Recommended Best Practices for Running Better Split Tests
- Start with a specific hypothesis. Example: reducing form fields from six to four will improve lead submissions by reducing friction.
- Use one primary success metric. Secondary metrics are useful, but one metric should determine the winner.
- Randomize traffic correctly. Ensure that A and B receive comparable users.
- Run the test through full business cycles. Include weekday and weekend behavior when relevant.
- Check data quality first. Analytics bugs can create fake winners.
- Document each experiment. Record hypothesis, screenshots, dates, audience, and final decision.
- Build from learnings.
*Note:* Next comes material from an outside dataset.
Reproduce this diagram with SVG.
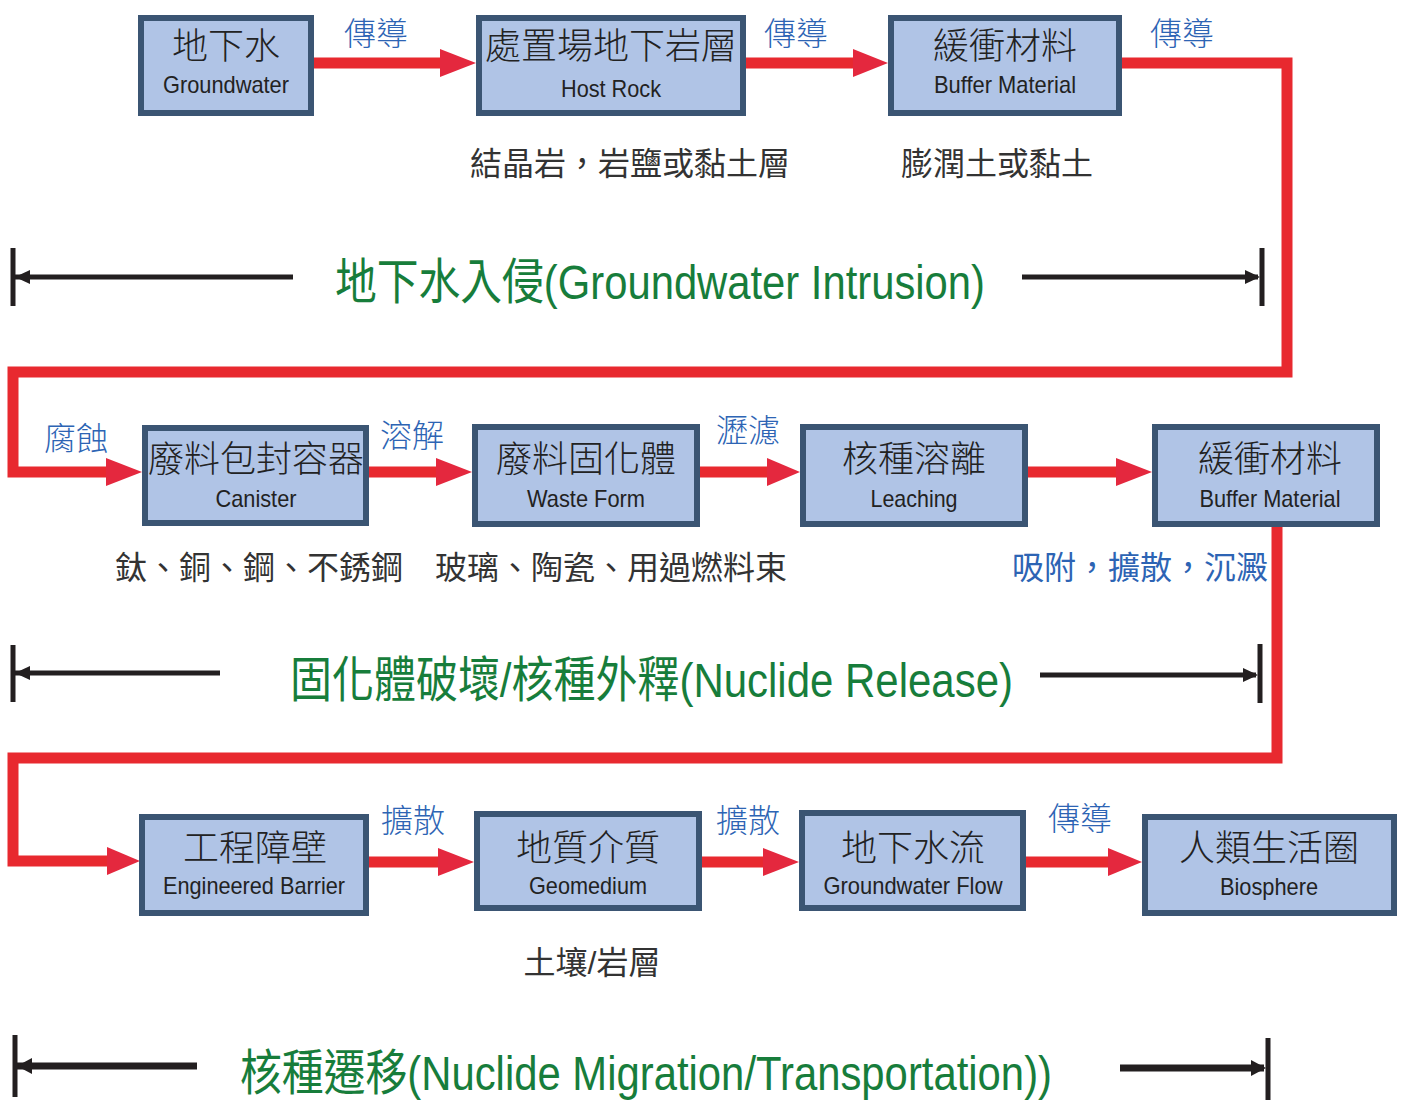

Every test should inform the next test, even if no winner emerges.
Helpful Statistical and Research Resources
If you want to deepen your understanding of significance testing, experiment design, and statistical interpretation, these authoritative public resources are excellent starting points:
- NIST Engineering Statistics Handbook from the U.S. government provides practical guidance on hypothesis testing and statistical methods.
- Penn State Online Statistics Program offers university-level material on inference, proportions, and test interpretation.
- U.S. Census Bureau research methods resources are helpful for understanding sampling quality and data interpretation.
Final Takeaway
An A/B split test calculator is most valuable when it is used as part of a structured experimentation process. Entering data and getting a p-value is easy. The real advantage comes from asking stronger questions, designing cleaner tests, waiting for adequate sample size, and judging both significance and business value. Teams that master this discipline learn faster, waste less traffic, and compound small wins into meaningful growth over time.
Use the calculator above to evaluate your current experiments, but do not stop at the headline result. Look at conversion rates, lift, significance threshold, and sample size together. If the outcome is inconclusive, that is still useful information. It tells you to gather more data, refine the hypothesis, or test a bolder idea. In experimentation, disciplined learning beats premature certainty every time.